Given problem:
Which lines contain the word "chart"? Return each of them as written.

Material to process:
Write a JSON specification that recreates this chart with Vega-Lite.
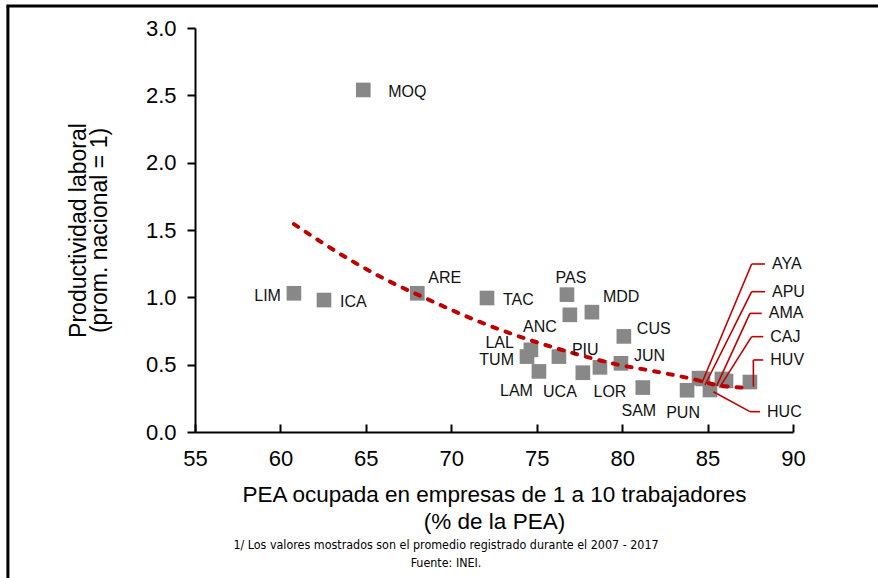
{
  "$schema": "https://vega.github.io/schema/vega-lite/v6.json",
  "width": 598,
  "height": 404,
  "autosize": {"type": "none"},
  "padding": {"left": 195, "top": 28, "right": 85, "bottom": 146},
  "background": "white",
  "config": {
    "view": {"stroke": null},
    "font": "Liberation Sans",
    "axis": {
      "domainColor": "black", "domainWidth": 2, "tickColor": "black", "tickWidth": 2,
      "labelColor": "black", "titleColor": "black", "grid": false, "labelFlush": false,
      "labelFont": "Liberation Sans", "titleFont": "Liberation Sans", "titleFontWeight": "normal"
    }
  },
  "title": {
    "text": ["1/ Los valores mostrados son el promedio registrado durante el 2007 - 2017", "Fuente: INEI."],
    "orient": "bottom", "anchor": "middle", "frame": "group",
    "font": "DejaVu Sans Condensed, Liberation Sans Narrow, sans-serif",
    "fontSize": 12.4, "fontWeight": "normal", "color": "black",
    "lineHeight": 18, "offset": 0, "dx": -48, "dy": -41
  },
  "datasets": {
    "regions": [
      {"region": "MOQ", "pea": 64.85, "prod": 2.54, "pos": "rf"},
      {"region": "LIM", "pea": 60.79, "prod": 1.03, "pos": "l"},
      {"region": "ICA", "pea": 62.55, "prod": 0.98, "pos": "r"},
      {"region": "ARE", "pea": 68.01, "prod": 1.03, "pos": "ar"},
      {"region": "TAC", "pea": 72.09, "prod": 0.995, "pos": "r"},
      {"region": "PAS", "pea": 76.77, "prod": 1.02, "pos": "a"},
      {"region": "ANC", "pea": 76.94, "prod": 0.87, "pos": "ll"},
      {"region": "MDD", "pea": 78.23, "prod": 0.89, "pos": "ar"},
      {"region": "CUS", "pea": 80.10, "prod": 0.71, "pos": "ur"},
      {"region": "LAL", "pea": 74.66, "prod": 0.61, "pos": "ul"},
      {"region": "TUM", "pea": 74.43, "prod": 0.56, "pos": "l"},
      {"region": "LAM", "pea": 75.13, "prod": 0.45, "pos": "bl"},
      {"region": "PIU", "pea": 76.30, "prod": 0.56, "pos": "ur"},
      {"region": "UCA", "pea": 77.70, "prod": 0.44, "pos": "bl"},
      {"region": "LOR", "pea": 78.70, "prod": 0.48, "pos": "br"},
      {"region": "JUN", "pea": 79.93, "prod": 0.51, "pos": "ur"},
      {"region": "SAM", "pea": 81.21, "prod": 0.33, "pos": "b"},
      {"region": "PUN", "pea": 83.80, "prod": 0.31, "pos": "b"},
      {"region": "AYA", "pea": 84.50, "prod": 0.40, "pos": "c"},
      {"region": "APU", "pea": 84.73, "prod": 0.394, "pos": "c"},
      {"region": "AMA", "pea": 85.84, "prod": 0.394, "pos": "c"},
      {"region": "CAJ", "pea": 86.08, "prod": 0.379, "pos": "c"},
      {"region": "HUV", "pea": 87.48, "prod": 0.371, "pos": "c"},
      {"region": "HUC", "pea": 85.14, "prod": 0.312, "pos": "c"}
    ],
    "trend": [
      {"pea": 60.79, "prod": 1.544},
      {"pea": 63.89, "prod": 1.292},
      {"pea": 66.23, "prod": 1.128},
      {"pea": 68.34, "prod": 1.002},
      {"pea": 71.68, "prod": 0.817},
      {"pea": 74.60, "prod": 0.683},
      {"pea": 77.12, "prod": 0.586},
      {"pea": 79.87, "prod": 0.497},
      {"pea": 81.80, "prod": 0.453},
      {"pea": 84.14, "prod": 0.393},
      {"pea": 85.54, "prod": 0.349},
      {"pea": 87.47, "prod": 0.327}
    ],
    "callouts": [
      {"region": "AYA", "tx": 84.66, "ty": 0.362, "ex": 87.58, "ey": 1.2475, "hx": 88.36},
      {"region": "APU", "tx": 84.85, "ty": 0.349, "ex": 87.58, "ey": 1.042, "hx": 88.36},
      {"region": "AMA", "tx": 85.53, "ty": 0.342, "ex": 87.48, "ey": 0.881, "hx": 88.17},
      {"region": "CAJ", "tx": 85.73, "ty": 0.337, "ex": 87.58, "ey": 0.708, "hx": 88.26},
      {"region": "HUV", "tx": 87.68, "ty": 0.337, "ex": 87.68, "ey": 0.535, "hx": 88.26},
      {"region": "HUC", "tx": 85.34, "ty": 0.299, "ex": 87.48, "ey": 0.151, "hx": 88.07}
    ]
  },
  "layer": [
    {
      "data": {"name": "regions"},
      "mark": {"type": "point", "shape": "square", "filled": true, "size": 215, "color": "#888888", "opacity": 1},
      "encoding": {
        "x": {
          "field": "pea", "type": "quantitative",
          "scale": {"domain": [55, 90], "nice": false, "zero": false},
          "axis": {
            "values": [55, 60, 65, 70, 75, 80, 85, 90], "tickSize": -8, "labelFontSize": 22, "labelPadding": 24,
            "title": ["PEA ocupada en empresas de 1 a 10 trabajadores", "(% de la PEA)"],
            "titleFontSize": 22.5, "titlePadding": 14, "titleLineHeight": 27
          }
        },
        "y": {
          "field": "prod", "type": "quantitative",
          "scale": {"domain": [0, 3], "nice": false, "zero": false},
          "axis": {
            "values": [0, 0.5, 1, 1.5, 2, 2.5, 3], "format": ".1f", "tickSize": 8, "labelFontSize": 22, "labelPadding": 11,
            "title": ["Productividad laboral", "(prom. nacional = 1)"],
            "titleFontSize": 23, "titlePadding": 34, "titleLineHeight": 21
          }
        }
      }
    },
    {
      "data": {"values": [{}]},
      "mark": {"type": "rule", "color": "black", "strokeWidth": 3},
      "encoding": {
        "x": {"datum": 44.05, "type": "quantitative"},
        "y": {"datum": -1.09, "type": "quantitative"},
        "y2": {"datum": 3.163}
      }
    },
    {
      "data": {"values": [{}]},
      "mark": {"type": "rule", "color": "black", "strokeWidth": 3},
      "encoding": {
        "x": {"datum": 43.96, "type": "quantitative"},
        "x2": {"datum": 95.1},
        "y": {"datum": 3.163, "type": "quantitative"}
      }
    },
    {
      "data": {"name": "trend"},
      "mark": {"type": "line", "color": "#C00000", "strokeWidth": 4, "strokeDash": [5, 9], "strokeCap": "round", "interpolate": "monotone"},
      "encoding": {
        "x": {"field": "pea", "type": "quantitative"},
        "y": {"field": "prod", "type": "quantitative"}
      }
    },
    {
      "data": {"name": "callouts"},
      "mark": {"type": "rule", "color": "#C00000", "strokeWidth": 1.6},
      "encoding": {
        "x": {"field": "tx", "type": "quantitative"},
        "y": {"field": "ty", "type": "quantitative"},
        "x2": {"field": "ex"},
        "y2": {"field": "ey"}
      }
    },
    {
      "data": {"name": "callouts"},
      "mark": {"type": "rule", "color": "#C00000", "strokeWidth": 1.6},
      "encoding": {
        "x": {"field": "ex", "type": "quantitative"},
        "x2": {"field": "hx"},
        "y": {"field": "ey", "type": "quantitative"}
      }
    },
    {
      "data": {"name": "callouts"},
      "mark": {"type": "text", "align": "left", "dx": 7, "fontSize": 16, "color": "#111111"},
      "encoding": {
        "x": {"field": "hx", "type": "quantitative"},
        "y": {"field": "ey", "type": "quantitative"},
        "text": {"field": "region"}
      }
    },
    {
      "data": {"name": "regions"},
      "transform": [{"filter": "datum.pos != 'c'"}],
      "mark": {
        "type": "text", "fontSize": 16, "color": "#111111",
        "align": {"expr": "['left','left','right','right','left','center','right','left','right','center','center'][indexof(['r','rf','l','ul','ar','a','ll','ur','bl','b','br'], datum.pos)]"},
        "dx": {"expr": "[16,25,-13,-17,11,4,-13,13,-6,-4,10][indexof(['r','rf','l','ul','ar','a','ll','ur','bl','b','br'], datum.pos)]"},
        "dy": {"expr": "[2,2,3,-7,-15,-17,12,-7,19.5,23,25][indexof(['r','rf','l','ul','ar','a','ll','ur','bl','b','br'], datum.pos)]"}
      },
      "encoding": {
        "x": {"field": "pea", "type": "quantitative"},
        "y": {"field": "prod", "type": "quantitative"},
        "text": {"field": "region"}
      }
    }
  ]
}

--

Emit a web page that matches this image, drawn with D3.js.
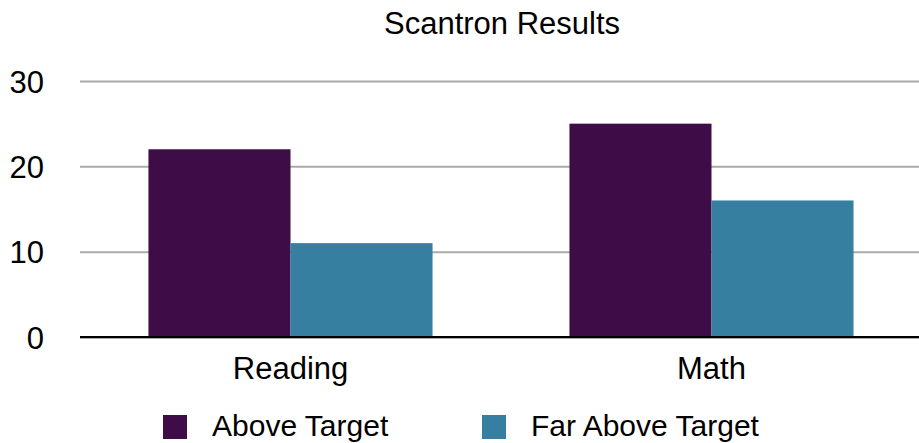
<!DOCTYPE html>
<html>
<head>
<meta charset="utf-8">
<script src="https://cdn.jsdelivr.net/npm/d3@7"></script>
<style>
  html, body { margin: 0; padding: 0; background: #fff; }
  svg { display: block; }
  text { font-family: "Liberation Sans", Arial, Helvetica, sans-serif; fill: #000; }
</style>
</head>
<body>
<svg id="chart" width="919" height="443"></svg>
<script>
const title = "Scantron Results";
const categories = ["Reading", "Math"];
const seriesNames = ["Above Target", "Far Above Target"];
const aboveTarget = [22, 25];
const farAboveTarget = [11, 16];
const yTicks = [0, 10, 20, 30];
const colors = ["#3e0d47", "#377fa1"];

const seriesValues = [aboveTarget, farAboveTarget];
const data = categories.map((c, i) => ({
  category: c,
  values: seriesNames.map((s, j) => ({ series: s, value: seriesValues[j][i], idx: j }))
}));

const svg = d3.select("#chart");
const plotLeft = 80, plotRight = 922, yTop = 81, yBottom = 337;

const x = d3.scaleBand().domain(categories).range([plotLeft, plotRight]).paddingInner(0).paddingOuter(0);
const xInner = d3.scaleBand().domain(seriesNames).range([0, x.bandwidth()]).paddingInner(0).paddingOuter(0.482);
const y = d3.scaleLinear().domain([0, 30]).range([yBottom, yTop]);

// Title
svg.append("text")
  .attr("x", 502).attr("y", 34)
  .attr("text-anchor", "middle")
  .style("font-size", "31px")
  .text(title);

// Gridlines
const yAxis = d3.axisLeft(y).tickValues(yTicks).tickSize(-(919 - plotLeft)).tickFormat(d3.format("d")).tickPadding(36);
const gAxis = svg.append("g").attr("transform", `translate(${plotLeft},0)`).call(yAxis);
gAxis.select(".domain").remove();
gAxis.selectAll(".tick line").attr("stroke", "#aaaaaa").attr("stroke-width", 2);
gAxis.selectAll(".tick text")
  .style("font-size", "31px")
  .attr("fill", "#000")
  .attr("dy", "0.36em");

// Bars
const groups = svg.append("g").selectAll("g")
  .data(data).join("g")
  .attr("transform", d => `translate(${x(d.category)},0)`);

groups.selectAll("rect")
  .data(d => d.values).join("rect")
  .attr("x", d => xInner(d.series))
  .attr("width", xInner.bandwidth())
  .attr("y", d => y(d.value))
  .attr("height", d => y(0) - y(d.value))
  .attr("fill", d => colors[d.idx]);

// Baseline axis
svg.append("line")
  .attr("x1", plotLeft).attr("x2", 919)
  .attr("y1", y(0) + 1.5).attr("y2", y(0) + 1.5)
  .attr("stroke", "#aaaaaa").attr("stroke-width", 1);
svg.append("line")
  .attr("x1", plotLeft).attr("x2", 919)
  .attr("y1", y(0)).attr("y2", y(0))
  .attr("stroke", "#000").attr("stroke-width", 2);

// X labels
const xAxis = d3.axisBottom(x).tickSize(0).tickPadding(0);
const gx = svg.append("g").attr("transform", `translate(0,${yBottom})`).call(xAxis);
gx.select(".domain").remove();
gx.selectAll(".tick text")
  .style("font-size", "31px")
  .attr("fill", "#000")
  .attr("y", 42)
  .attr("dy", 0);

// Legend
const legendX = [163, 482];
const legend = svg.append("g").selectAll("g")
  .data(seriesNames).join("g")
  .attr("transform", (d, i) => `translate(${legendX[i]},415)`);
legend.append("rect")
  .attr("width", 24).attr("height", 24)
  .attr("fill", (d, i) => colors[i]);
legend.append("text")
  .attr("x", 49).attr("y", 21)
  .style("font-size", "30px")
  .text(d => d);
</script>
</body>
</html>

Correct response:
Write a JSON specification that recreates this chart with Vega-Lite.
<svg id="chart" width="919" height="443"></svg>
const svg = d3.select("#chart");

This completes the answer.